**TASK BRIEF**
Leave out the pictures and repeat the data exactly.

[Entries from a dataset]
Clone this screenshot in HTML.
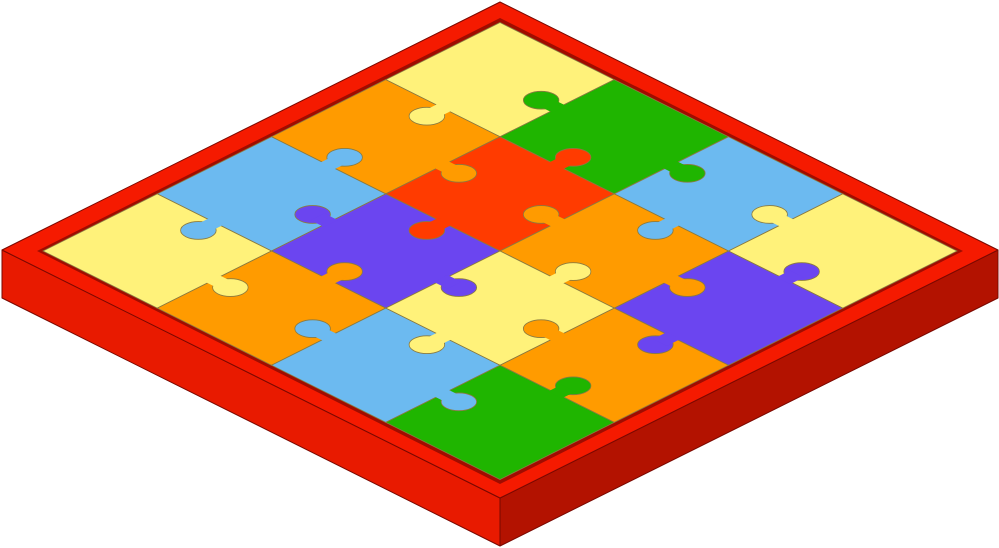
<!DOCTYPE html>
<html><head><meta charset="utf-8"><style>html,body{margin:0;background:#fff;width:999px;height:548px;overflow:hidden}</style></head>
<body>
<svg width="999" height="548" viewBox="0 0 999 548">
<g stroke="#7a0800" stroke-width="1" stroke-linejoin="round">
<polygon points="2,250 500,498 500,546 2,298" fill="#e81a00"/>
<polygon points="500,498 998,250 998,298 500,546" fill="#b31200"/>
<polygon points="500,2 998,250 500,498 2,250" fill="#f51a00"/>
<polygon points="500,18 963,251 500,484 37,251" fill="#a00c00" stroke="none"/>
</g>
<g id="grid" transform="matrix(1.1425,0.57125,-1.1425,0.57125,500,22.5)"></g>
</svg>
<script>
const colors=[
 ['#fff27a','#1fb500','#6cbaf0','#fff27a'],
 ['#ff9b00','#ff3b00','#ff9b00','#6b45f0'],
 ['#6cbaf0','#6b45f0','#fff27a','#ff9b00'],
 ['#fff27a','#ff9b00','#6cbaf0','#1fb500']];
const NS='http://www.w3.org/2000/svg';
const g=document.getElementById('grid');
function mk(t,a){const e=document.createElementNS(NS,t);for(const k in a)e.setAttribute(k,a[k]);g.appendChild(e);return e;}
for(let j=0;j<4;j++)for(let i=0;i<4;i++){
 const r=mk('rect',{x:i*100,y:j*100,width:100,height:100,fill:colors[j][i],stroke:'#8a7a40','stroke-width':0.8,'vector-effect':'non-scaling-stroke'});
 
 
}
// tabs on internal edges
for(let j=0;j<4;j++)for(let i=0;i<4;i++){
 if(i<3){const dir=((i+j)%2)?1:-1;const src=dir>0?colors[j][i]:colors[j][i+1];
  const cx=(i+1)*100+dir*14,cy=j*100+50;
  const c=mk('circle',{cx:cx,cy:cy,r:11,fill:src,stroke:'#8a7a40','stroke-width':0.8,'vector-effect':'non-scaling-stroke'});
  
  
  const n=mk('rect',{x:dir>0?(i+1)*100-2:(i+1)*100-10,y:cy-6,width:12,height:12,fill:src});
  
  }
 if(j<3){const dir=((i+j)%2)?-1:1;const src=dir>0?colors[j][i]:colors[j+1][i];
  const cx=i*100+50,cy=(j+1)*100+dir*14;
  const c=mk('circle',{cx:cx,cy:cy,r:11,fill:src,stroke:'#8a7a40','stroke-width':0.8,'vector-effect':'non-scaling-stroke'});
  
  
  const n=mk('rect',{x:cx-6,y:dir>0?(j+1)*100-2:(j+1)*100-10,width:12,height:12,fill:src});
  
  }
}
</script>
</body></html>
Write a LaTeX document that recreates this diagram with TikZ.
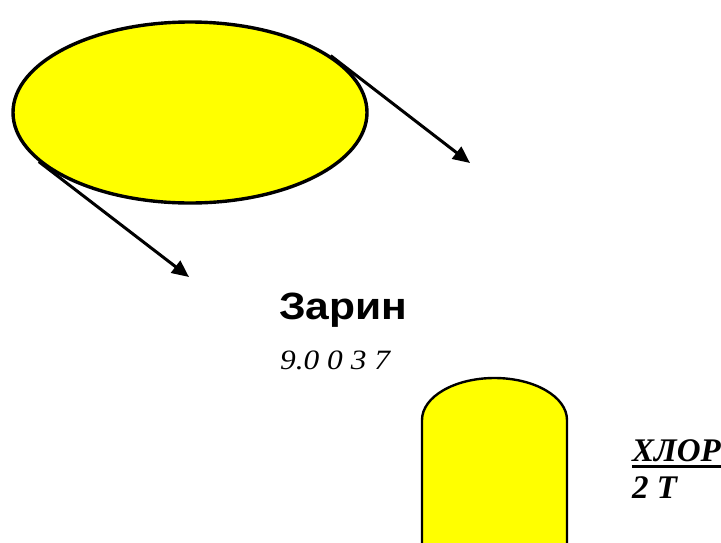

**FINAL RESULT**
Clone this screenshot in HTML.
<!DOCTYPE html>
<html><head><meta charset="utf-8"><style>html,body{margin:0;background:#fff;width:999px;height:548px;overflow:hidden}</style></head>
<body>
<svg width="999" height="548" viewBox="0 0 999 548">
<g stroke="#7a0800" stroke-width="1" stroke-linejoin="round">
<polygon points="2,250 500,498 500,546 2,298" fill="#e81a00"/>
<polygon points="500,498 998,250 998,298 500,546" fill="#b31200"/>
<polygon points="500,2 998,250 500,498 2,250" fill="#f51a00"/>
<polygon points="500,18 963,251 500,484 37,251" fill="#a00c00" stroke="none"/>
</g>
<g id="grid" transform="matrix(1.1425,0.57125,-1.1425,0.57125,500,22.5)"></g>
</svg>
<script>
const colors=[
 ['#fff27a','#1fb500','#6cbaf0','#fff27a'],
 ['#ff9b00','#ff3b00','#ff9b00','#6b45f0'],
 ['#6cbaf0','#6b45f0','#fff27a','#ff9b00'],
 ['#fff27a','#ff9b00','#6cbaf0','#1fb500']];
const NS='http://www.w3.org/2000/svg';
const g=document.getElementById('grid');
function mk(t,a){const e=document.createElementNS(NS,t);for(const k in a)e.setAttribute(k,a[k]);g.appendChild(e);return e;}
for(let j=0;j<4;j++)for(let i=0;i<4;i++){
 const r=mk('rect',{x:i*100,y:j*100,width:100,height:100,fill:colors[j][i],stroke:'#8a7a40','stroke-width':0.8,'vector-effect':'non-scaling-stroke'});
 
 
}
// tabs on internal edges
for(let j=0;j<4;j++)for(let i=0;i<4;i++){
 if(i<3){const dir=((i+j)%2)?1:-1;const src=dir>0?colors[j][i]:colors[j][i+1];
  const cx=(i+1)*100+dir*14,cy=j*100+50;
  const c=mk('circle',{cx:cx,cy:cy,r:11,fill:src,stroke:'#8a7a40','stroke-width':0.8,'vector-effect':'non-scaling-stroke'});
  
  
  const n=mk('rect',{x:dir>0?(i+1)*100-2:(i+1)*100-10,y:cy-6,width:12,height:12,fill:src});
  
  }
 if(j<3){const dir=((i+j)%2)?-1:1;const src=dir>0?colors[j][i]:colors[j+1][i];
  const cx=i*100+50,cy=(j+1)*100+dir*14;
  const c=mk('circle',{cx:cx,cy:cy,r:11,fill:src,stroke:'#8a7a40','stroke-width':0.8,'vector-effect':'non-scaling-stroke'});
  
  
  const n=mk('rect',{x:cx-6,y:dir>0?(j+1)*100-2:(j+1)*100-10,width:12,height:12,fill:src});
  
  }
}
</script>
</body></html>
Write a LaTeX document that recreates this diagram with TikZ.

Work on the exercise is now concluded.